Edge cases and honest trade-offs

Battery. Satellite attach and paging consume more power than a normal idle state. Phones will manage this with longer wake intervals. Users should expect battery drops if they spend hours on a ridgeline with satellite enabled. Providing a manual toggle may help hikers and field crews.
Weather and canyons. Rain fade is mild at these bands, but tree cover and rock walls matter. Expect the best performance in open skies and at sea, and weaker links under canopy or in narrow valleys.
Cross-border complications. If the band your phone uses on the satellite is licensed to a different operator across a nearby border, your device will be blocked from attaching. The satellite sees your location and obeys the rules. This is why maps will show gaps, especially near coastlines and borders.
Privacy and legal. Satellite roaming involves more parties. Operators need clear retention and lawful intercept policies when a device roams to a partner satellite network, even domestically. These flows are already standard for international roaming, but customers deserve clarity when the roaming is in the sky above their own country.

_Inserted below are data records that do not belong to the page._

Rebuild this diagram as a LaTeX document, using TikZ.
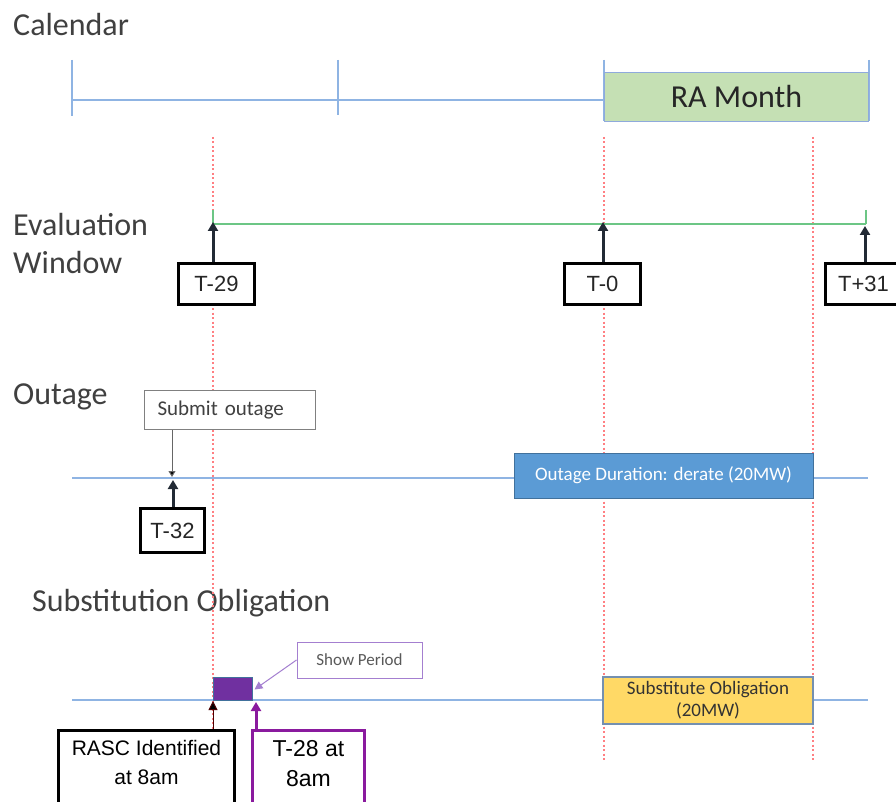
\documentclass[tikz,border=0pt]{standalone}
\usepackage{fontspec}
\setmainfont{Carlito}
\newfontfamily\arialf{Liberation Sans}
\usetikzlibrary{arrows.meta}
\definecolor{lineblue}{HTML}{8FB4E3}
\definecolor{evgreen}{HTML}{6CC685}
\definecolor{reddot}{HTML}{FF7F82}
\definecolor{navy}{HTML}{222A35}
\definecolor{ragreen}{HTML}{C5E0B4}
\definecolor{raborder}{HTML}{8FAADC}
\definecolor{outblue}{HTML}{5B9BD5}
\definecolor{outborder}{HTML}{41719C}
\definecolor{subyellow}{HTML}{FFD966}
\definecolor{subborder}{HTML}{7490B0}
\definecolor{showpurple}{HTML}{7030A0}
\definecolor{lightpurple}{HTML}{A47FD0}
\definecolor{tpurple}{HTML}{8A1A9E}
\definecolor{titlegray}{HTML}{404040}
\tikzset{
  title/.style={anchor=base west, inner sep=0pt, text=titlegray, font=\fontsize{32}{38}\selectfont},
  timeline/.style={draw=lineblue, line width=2pt},
  evline/.style={draw=evgreen, line width=2.2pt},
  guide/.style={draw=reddot, line width=1.4pt, dash pattern=on 2pt off 2.5pt},
  tbox/.style={draw=black, line width=3pt, fill=white, inner sep=0pt,
    font=\arialf\fontsize{22}{26}\selectfont, text=black!85},
  navyarrow/.style={draw=navy, line width=3pt, -{Triangle[width=10pt,length=9pt]}},
  bigbox/.style={draw=black, line width=3pt, fill=white, align=center, inner xsep=0pt, inner ysep=10pt, anchor=north},
}
\begin{document}
\begin{tikzpicture}[x=1pt,y=-1pt]
\useasboundingbox (0,0) rectangle (896,802);
\clip (0,0) rectangle (896,802);
\fill[white] (0,0) rectangle (896,802);

% titles
\node[title] (tcal) at (13,36) {Calendar};
\node[title, align=left, anchor=north west] (teval) at (13,213) {Evaluation\\Window};
\node[title] (tout) at (13,404) {Outage};
\node[title] (tsub) at (32,611) {Substitution Obligation};

% guide lines
\draw[guide] (213,137) coordinate (g1a) -- (213,802) coordinate (g1b);
\draw[guide] (604,137) coordinate (g2a) -- (604,760) coordinate (g2b);
\draw[guide] (813,137) coordinate (g3a) -- (813,760) coordinate (g3b);

% calendar
\coordinate (c0) at (72,100);
\coordinate (c1) at (604,100);
\draw[timeline] (c0) -- (c1);
\draw[timeline] (72,60) -- (72,116);
\draw[timeline] (338,60) -- (338,115);
\draw[timeline] (604,60) -- (604,121);
\draw[timeline] (869,60) -- (869,121);
\node[draw=raborder, line width=1.5pt, fill=ragreen, minimum width=264pt, minimum height=49pt, inner sep=0pt,
  font=\fontsize{32}{36}\selectfont, text=black!85] (ra) at (736.5,97) {RA Month};

% evaluation window
\coordinate (ev1) at (213,224);
\coordinate (ev2) at (603,224);
\coordinate (ev3) at (866,224);
\draw[evline] (ev1) -- (ev3);
\draw[evline] (213,210) -- (ev1);
\draw[evline] (866,210) -- (ev3);
\node[tbox, minimum width=76pt, minimum height=41pt] (t29) at (216.5,284) {T-29};
\node[tbox, minimum width=76pt, minimum height=41pt] (t0) at (602.5,284) {T-0};
\node[tbox, minimum width=76pt, minimum height=41pt] (t31) at (863.5,284) {T+31};
\draw[navyarrow] (t29.north -| ev1) -- ([yshift=2pt]ev1);
\draw[navyarrow] (t0.north -| ev2) -- ([yshift=2pt]ev2);
\coordinate (ev3b) at (865,226);
\draw[navyarrow] (t31.north -| ev3b) -- (ev3b);

% outage
\coordinate (o0) at (72,478);
\coordinate (o1) at (868,478);
\draw[timeline] (o0) -- (o1);
\node[draw=gray, line width=1pt, fill=white, text width=145pt, inner xsep=13pt, minimum height=39pt, align=left,
  font=\fontsize{21}{24}\selectfont, text=titlegray] (submit) at (230,410) {Submit outage};
\coordinate (osub) at (172,477);
\draw[draw=gray!80!black, line width=1pt, -{Triangle[width=7pt,length=6pt,fill=black]}] (submit.south -| osub) -- (osub);
\node[tbox, minimum width=64pt, minimum height=44pt] (t32) at (172.5,530.5) {T-32};
\coordinate (ot32) at (173,480);
\draw[navyarrow] (t32.north -| ot32) -- (ot32);
\node[draw=outborder, line width=1pt, fill=outblue, minimum width=299pt, minimum height=45pt, inner sep=0pt,
  font=\fontsize{19}{22}\selectfont, text=white] (odur) at (663.5,475.5) {Outage Duration: derate (20MW)};

% substitution obligation
\coordinate (s0) at (72,700);
\coordinate (s1) at (868,700);
\draw[timeline] (s0) -- (s1);
\node[draw=outborder, line width=1pt, fill=showpurple, minimum width=39pt, minimum height=23pt, inner sep=0pt] (pbox) at (232.5,688.5) {};
\node[draw=lightpurple, line width=1pt, fill=white, minimum width=125pt, minimum height=36pt, inner sep=0pt,
  font=\fontsize{17}{20}\selectfont, text=black!65] (show) at (359.5,660) {Show Period};
\draw[draw=lightpurple, line width=1pt, -{Triangle[width=8pt,length=8pt]}] (show.west) -- ([xshift=2pt,yshift=-1pt]pbox.east);
\node[draw=subborder, line width=1.5pt, fill=subyellow, minimum width=210pt, minimum height=47pt, inner sep=0pt, align=center,
  font=\fontsize{19}{22}\selectfont, text=black!80] (subob) at (708,700.5) {Substitute Obligation\\(20MW)};

\node[bigbox, minimum width=176pt, text depth=40pt, font=\arialf\fontsize{21}{29}\selectfont] (rasc) at (146.5,728.5) {RASC Identified\\at 8am};
\node[bigbox, draw=tpurple, minimum width=112pt, text depth=40pt, font=\arialf\fontsize{23}{30}\selectfont] (t28) at (308.5,728.5) {T-28 at\\8am};
\coordinate (sr) at (213,701);
\draw[draw=black!70!red, line width=1pt, -{Triangle[width=9pt,length=9pt,fill=black]}] (rasc.north -| sr) -- (sr);
\coordinate (st28) at (256,702);
\draw[draw=tpurple, line width=3pt, -{Triangle[width=10pt,length=9pt]}] (t28.north -| st28) -- (st28);
\end{tikzpicture}
\end{document}
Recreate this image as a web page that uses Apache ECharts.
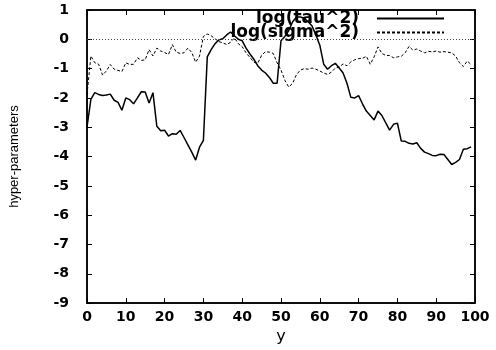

Takeaways and what to watch next

The service is real. SMS and low-rate IoT are turning on first, with named plan bundles and clear coverage rules. Expect opt-in prompts on mainstream carriers as markets light up.
Your phone is closer than you think. Many devices can join with a firmware update, especially for services that use familiar terrestrial bands. New phones with Release 17 non-terrestrial network support will broaden the footprint in 2025.
Voice and data are months, not years, away. The gating factors are satellite launches, core integration, and emergency policy. Operators have set six to twelve month windows for basic voice and data in first markets.
Capacity is limited by design. Satellites will serve rural, maritime, and disaster zones first. Cities will be gated to protect terrestrial service and preserve beam capacity.

Watch next:

Launch cadence and payload mix this fall and winter. The number and type of satellites put up will tell you which markets get voice first.
Firmware releases from major phone vendors that mention Release 17 non-terrestrial network support or satellite texting on specific bands.
Carrier plan pages and apps adding satellite bundles with clear allowances.
Regulatory updates that finalize emergency calling and cross-border coordination for supplemental coverage from space. These will unlock broader service areas.

The sky is becoming a quiet extension of the network you already use. It will start with a delivered text from a place where bars used to vanish. After that, a voice call that simply works. The rest will follow.